If you want to hit a target, a heavy trigger pull makes it more likely you'll
torque the gun and miss your target. Going back to revolvers isn't going to
fix that (though at least the revolvers were heavier so maybe the effect
wasn't as bad).

If you want to argue about police tactics, recruitment, training, or purpose,
this isn't the place for it. This is a thread about pistols and trigger pull
weights.

As for military duty, that should be a plus for police duty. Military soldiers
have to learn about things like "rules of engagement" and had very strict
training about that. If they saw combat, then they are also much less likely
to lose their demeanor when dealing with a rough situation, because they've
already seen much worse.
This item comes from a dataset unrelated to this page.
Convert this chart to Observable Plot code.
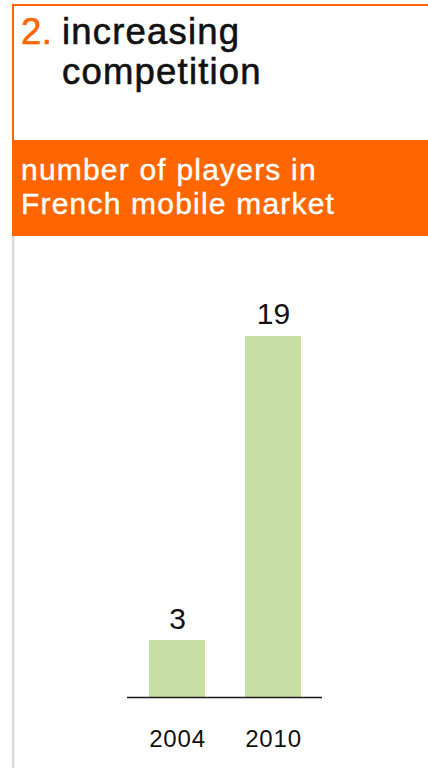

The cops who have all the problems seem to be ones
who were never in the military, and probably would have been (or were)
rejected if they had applied: basically thugs who want to play soldier and
never got the chance. Notice that you never hear about problems with military
police (MPs) shooting people unnecessarily, despite the extremely high numbers
of non-white people in the military? I think there's a reason for that.

------
y0ghur7_xxx
"A state trooper had been positioned in the store parking lot to collect the
license plate numbers of customers, compile them into a spreadsheet, then send
the spreadsheets to local sheriff’s departments for further investigation."

this sound a lot like a stasi operation.

[https://media.ccc.de/v/32c3-7209-what_does_big_brother_see_w...](https://media.ccc.de/v/32c3-7209-what_does_big_brother_see_while_he_is_watching#video)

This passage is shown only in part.